Likely because so many religions are founded on belief. Should doubt poke a hole in belief--be it a child's belief in Santa Claus or a Christian's belief in miracles--the whole thing might collapse like a soufflé.
Emma Goldman, an anarchist, atheist and women's rights activist of the early 1900s, was once told dancing was "undignified" and not an appropriate activity for a serious political activist. Her reply was paraphrased in the 1970s. "If I can't dance, I don't want to be part of your revolution."
A little more paraphrasing, and it nicely sums up my take on religion: "If I can't question it, I don't want to be part of your religion."
There are some religions that do welcome questions. The United Church of Canada, for example, welcomed the transit ads, saying they would foster religious debate.

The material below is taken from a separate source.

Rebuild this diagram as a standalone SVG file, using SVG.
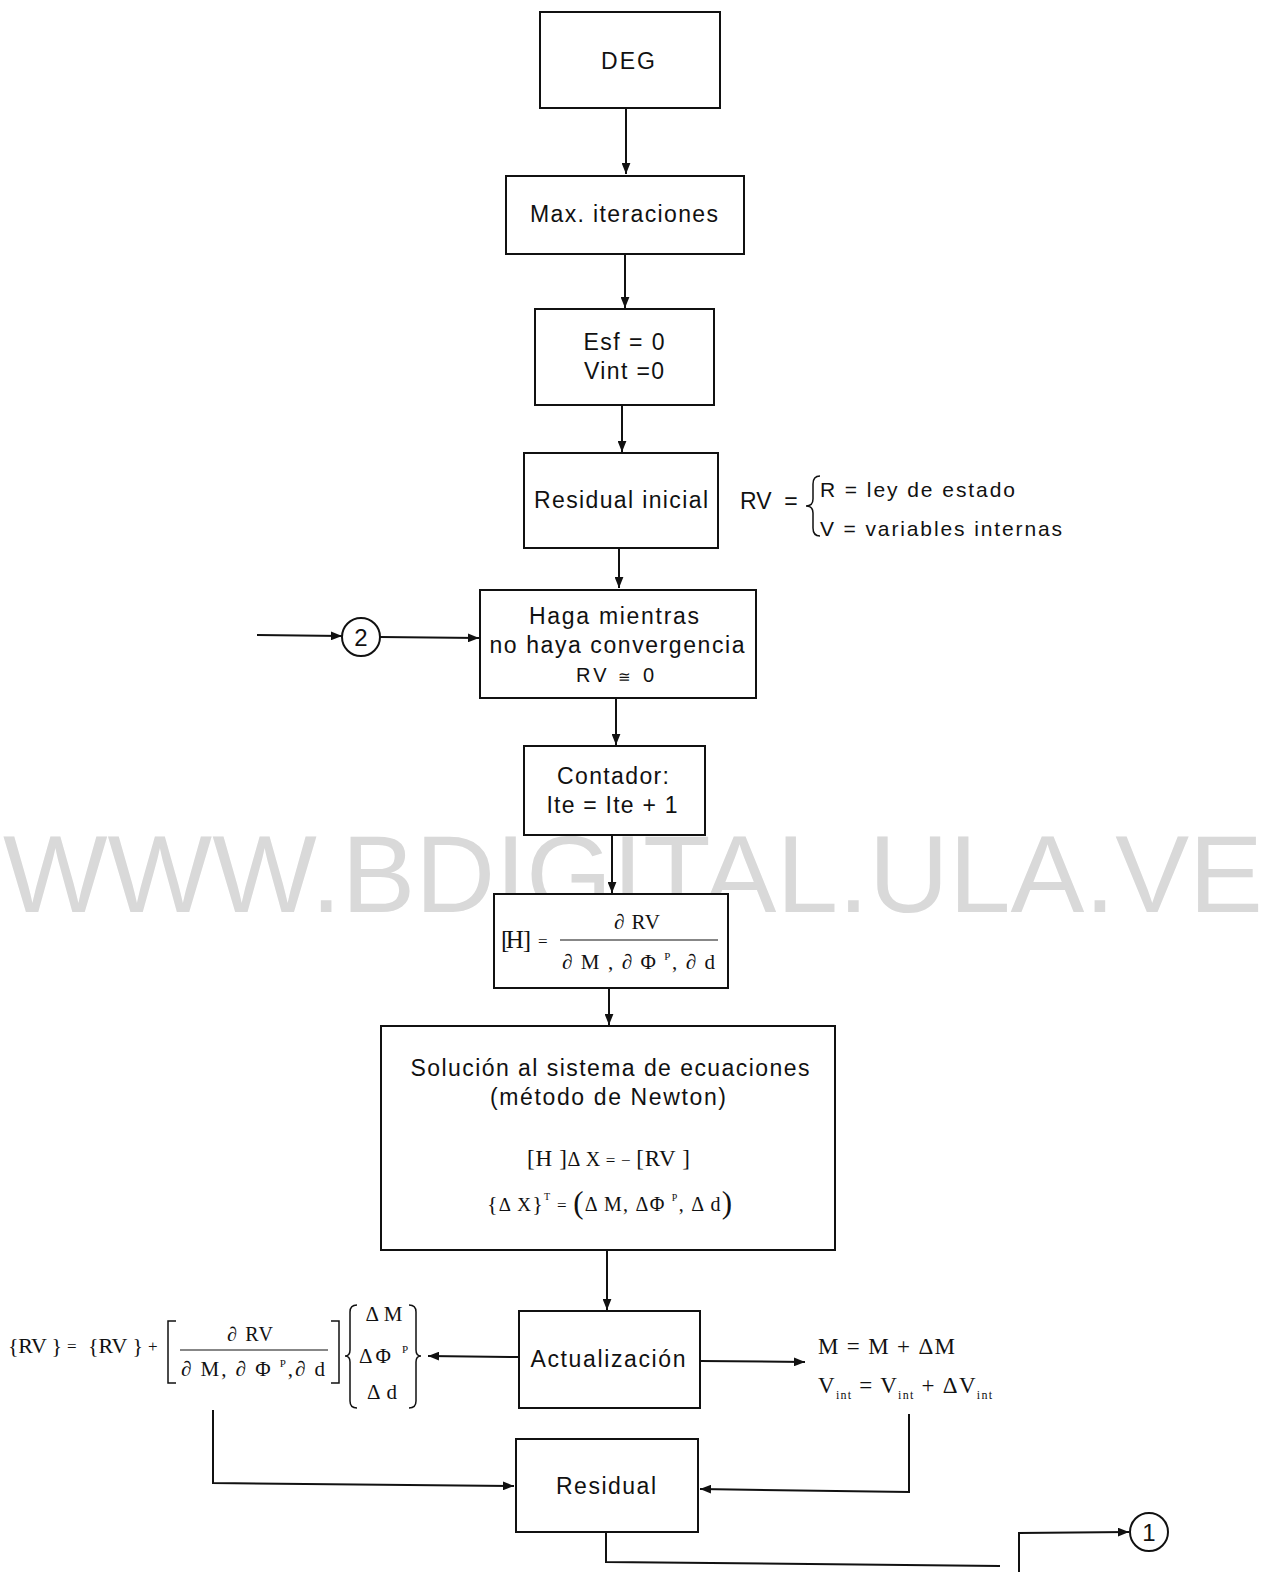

Then there's the Dalai Lama, head of Tibetan Buddhism. I attended a talk he gave in Vancouver in 1981, in which he compared the world's religions to a smorgasbord. Any religion can be sustaining, he said. It doesn't matter which you choose to partake of, as long as it inspires you to be a better, more compassionate person.
One has to wonder. If the Dalai Lama tried to put that message on an ad at the SeaBus terminal, would TransLink shut him down?